The fact that the end of day price might be above or below the price you will trade at is not different if it's end of day only or tick-by-tick. If no one was willing to sell at your bid or buy at your offer you are not part of the market in that period of time. That is now we think markets should work. The concern here seems related to my next paragraph.

One thing that has motivated my musing here is the market argument about maximizing surplus generated by markets -- the area between the supply and demand curves. End of day trading allows those two curves to be known and match the trades that allows that maximum surplus to emerge. Random trades as they show up throughout the day does not. Some of the trades my well be pure transfers generating zero surplus.

I do think it's fair to ask is the lost of surplus is meaningful and I'm not 100% sure. But if not then there is a lot of welfare economics that needs to be rethought and a certain amount of market philosophy to reconsider. Is a society just as well of under the standard free market outcome with producer and consumer surplus as it is under a regime of perfect price discrimination (i.e., only producer surplus)?

Yes, other orders which are conditional on the price can also result in the market clearing price being undefined.

How do you determine what price to trade at? Is it the market clearing price with lowest/highest volume?

I don't see how you've explained how batching transactions is positive-sum; would it reduce transaction costs? Would it somehow provide net benefit to both buyers and sellers as compared to executing trades as they can be, rather than randomly benefiting some buyers at identical cost to the sellers?


Would the magic surplus be greater if trades were only executed quarterly, or if they were executed hourly- why daily, and not more or less frequently? It's certainly a solid Schelling point, but the math doesn't care about when NYC wakes and sleeps.

We'd have to look into the specific rules here. The only thing I do know is limit orders trade before market orders do and orders are time stamped. In other words, the current institutional structure is more about managing order flow than establishing the clearing price when supply and demand are considered in the larger context -- such as buyers and sellers who want to participate today but will be sending the orders at much different times during the period the market is open.

Draw a simply Supply and Demand picture, and assume those curves do represent the true price quantities of the market participants that exist during the given period.
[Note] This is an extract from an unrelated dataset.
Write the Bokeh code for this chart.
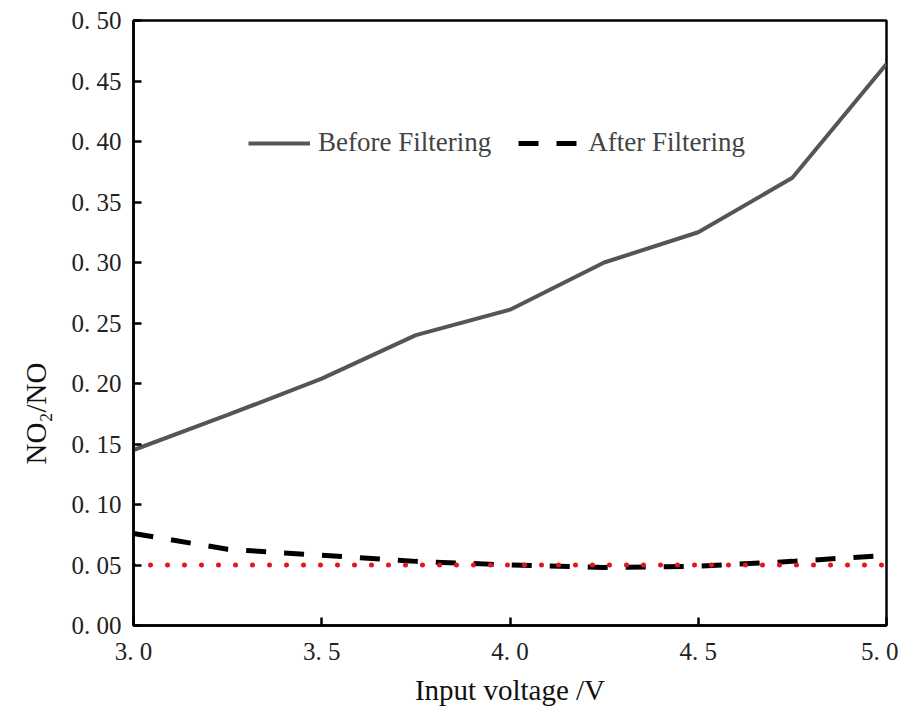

The intersections would then be the standard economic model clearing prices. Let those curves represent one day.

Currently, under the order flow regime, the when ever the orders come in at attempt to find a matching order on the other side occurs. But that would allow a supplier that has a price in the supply curve that is above the intersection to be pairs with buyer on the demand curve that is at or above the ask price.

The difference between the transaction price and that implied market clearing price when considering the days actual supply and demand characteristics seems to represent the loss of value the buyer would have saved if they could have bought at the theoretical market clearing price, which is only known when the day closes. This also represents a transfer to the seller with the above market price. This seller, on some pretty standard market logic, really should not have been able to get that trade as the price asked was too high.

Changing the rule about matching trades (supply and demand) at the end of the day rather than as the orders come in prevents that type of inefficient pairing of buyer and seller.

To my knowledge that is what happens in the morning for all trades, and why sometimes when unusual events occur the opening for a security is delayed while the market or market makers try to figure out just where the open clearing price really is.

Large institutional and large investors will also use some slightly different orders and pay something or an weighted average price for the shares they sell on a give day. This appears similar to my suggestion and I would suggest lends support to the underlying thought.

You are correct that the duration of the period might matter and a day may not be the right one. I picked that because generally information is fairly consistent over a day so revision to orders places should me small.